Haiti Safe Water and Sanitation Project

Report to Madison West Rotary

 

Visitation by Mike Wenkman and Gayle Worf

February 7 – 17, 2006

 

            We offer this report as a summary and evaluation of our Rotary District 6250 and Madison West Rotary Club’s several year commitment to this World Service project, based upon the experiences and experiences of our recent trip.

 

Some background comments:   Our club and district(s), through Rotary International, has made this arrangement through World Vision, an international Christian relief organization which has been working in Haiti since 1959 and is dedicated to service and development of third world countries. In turn, World Vision signed a contract with Haiti Outreach (HO) to do the actual work of well drilling and sanitation.  Local Rotary Clubs partnership participation was listed as Pignon and Hinche. The matching of club, district, Rotary International and World Vision funds have been previously described.

 

Haiti Outreach Involvement: HO is a comparatively small non-profit, private voluntary organization that has been in existence for perhaps 20 years, and is based in Minneapolis, Minnesota.  HO derives its financial support through various fund-raising efforts that includes fundraisers, private donations and large contracts such as this one with World Vision.  Their mission is “to empower the people of Haiti so they’re able to improve their quality of life, strengthen their families, and become self-sufficient”.  All of their projects stress community participation and volunteerism, that is, they endeavor to create a sense of ownership and long-lasting responsibility so that a permanent benefit can reasonably be expected.  It is a philosophy that we can readily support, and we saw evidence of their achievement in this regard. 

 

Their leadership is unique, which probably explains much of their success.

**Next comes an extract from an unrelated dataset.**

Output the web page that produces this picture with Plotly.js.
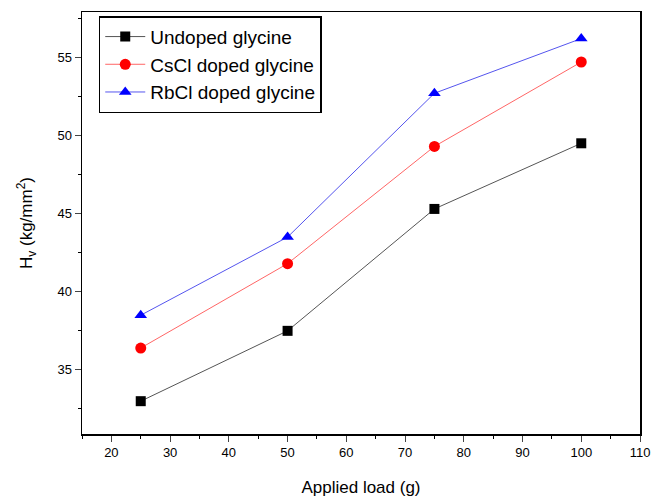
<!DOCTYPE html>
<html><head><meta charset="utf-8">
<script src="https://cdn.plot.ly/plotly-3.0.1.min.js"></script>
<style>html,body{margin:0;padding:0;background:#fff}</style>
</head><body>
<div id="chart" style="width:651px;height:499px"></div>
<script>
const loads = [25, 50, 75, 100];
const undoped = [33.0, 37.5, 45.3, 49.5];
const cscl = [36.4, 41.8, 49.3, 54.7];
const rbcl = [38.5, 43.5, 52.7, 56.2];
const names = ['Undoped glycine', 'CsCl doped glycine', 'RbCl doped glycine'];

const font = 'Liberation Sans, Arial, sans-serif';
const traces = [
  {x: loads, y: undoped, name: names[0], mode: 'lines+markers',
   line: {color: '#555555', width: 1}, marker: {symbol: 'square', size: 10, color: '#000000'}},
  {x: loads, y: cscl, name: names[1], mode: 'lines+markers',
   line: {color: '#ff6666', width: 1}, marker: {symbol: 'circle', size: 11, color: '#ff0000'}},
  {x: loads, y: rbcl, name: names[2], mode: 'lines+markers',
   line: {color: '#5555ee', width: 1}, marker: {symbol: 'triangle-up', size: 11, color: '#0000ff'}}
];
const layout = {
  width: 651, height: 499,
  margin: {l: 82, r: 11, t: 12, b: 65},
  paper_bgcolor: '#fff', plot_bgcolor: '#fff',
  font: {family: font, color: '#000', size: 13},
  showlegend: true,
  legend: {x: 0.03, y: 0.99, xanchor: 'left', yanchor: 'top',
    bordercolor: '#000', borderwidth: 1.5, bgcolor: '#fff',
    font: {family: font, size: 19}, tracegroupgap: 0, itemwidth: 40},
  xaxis: {range: [15, 110], dtick: 10, tick0: 0, ticks: 'outside', ticklen: 6,
    showline: true, mirror: true, linecolor: '#000', linewidth: 1.5, showgrid: false, zeroline: false,
    minor: {dtick: 5, ticks: 'outside', ticklen: 3, tickcolor: '#000'},
    tickfont: {size: 13}, title: {text: 'Applied load (g)', font: {size: 17}, standoff: 22}},
  yaxis: {range: [30.9, 57.9], dtick: 5, tick0: 0, ticks: 'outside', ticklen: 6,
    showline: true, mirror: true, linecolor: '#000', linewidth: 1.5, showgrid: false, zeroline: false,
    minor: {dtick: 2.5, ticks: 'outside', ticklen: 3, tickcolor: '#000'},
    tickfont: {size: 13}, title: {text: 'H<sub>v</sub> (kg/mm<sup>2</sup>)', font: {size: 17}, standoff: 20}}
};
Plotly.newPlot('chart', traces, layout, {displayModeBar: false, staticPlot: true});
</script>
</body></html>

Our trip leader was Dale Snyder, its executive director, and their Country Director is Neil Van Dine.  Neil has lived in Haiti for 20 years, is married to a native Haitian, and knows the customs and culture very well.  Both are extremely talented and dedicated to the Haitian people.

 

It is probably no accident that their Minnesota headquarters’ location coincides with that of Minnesota Rotary District 5950, which has given them strong support.  Dale is a member of a Rotary Club in that District.  Their enthusiasm, financial and personnel support is commendable.

 

Haitian Rotary Involvement:   Two Rotary clubs are located in the central plateau area where this project is located.  The (town of) Hinche Rotary Club is only about two years old, with about 18 members.  They face problems, which is not surprising.  And they are developing their own agenda, which they should.  When we met with their leadership, they identified three huge project possibilities: shoring up and protecting the Hinche bridge supports from serious erosion problems; constructing an auditorium for their public secondary school; and re-designing and re-constructing the city’s soccer field.  On a more modest level, their projects for this year include feeding some 200 “street people” and providing medical assistance for them.  Some members of two Minnesota clubs invited them to submit a written proposal for assistance in the latter project.  Incidentally, they seemed appreciative of the Rotary pins our club provided.  The Pignon club is not involved.

 

An Overview of Our Week:  We initially expected our itinerary to focus upon the clean water and sanitation project.  It was in fact much broader than that.  Our Haiti Outreach hosts labeled it as a “work/learn” opportunity – a very good description.

 

The safe water component included visiting several wells and water projects that Haiti Outreach has drilled, only some of which included RI support.  We learned how they involved a Haitian “implementer”, community well committees (which must include at least one woman), a local “treasurer” to collect monthly (very modest) water use fees (to provide for future maintenance needs and for community ownership), and a local person trained to repair the well as needed.  We also attended three separate dedication ceremonies (“inaugurations”) in communities where new wells had recently been drilled.  These ceremonies were directed by World Vision, but conducted primarily by local citizens.  They were religious in nature, included much singing, praying, giving thanks to Rotary, admonitions about care and management of the wells, and skits.  Local Rotarians participated in two of them

 

Our work component involved primarily the maintenance and improvement of Haiti Outreach facilities. Their upstairs is rented to a one-year-old micro lending bank, probably similar to the one our club supported previously.  We completed trim work for their facilities.  HO was also nearing completion of a World Food Project in which local Haitians were employed to work on the highway from the cities of Pignon to Hinche in exchange for rice and beans.  Our job was to organize remaining bags of grain and clean the HO warehouse.  (And for the rest of the week, most of our people also doctored and scratched from the results of their encounters with the  “grain itch mite”!)  Some electrical and air pressure lines were repaired and expanded.  And after our return trip was delayed for two days, we worked on a new home that Neil, our host, was constructing and funding for his widowed neighbor and four children.  We also had opportunity to visit schools that HO built, saw the Pignon public market, attended Sunday Church with the natives, and purchased crafts at a fair put on for our benefit.

 

Our Impression in Summary:  Our World Service Committee should feel very good about their selection of this project, and the club and District should have no qualms about continuing to support The Safe Water efforts enthusiastically!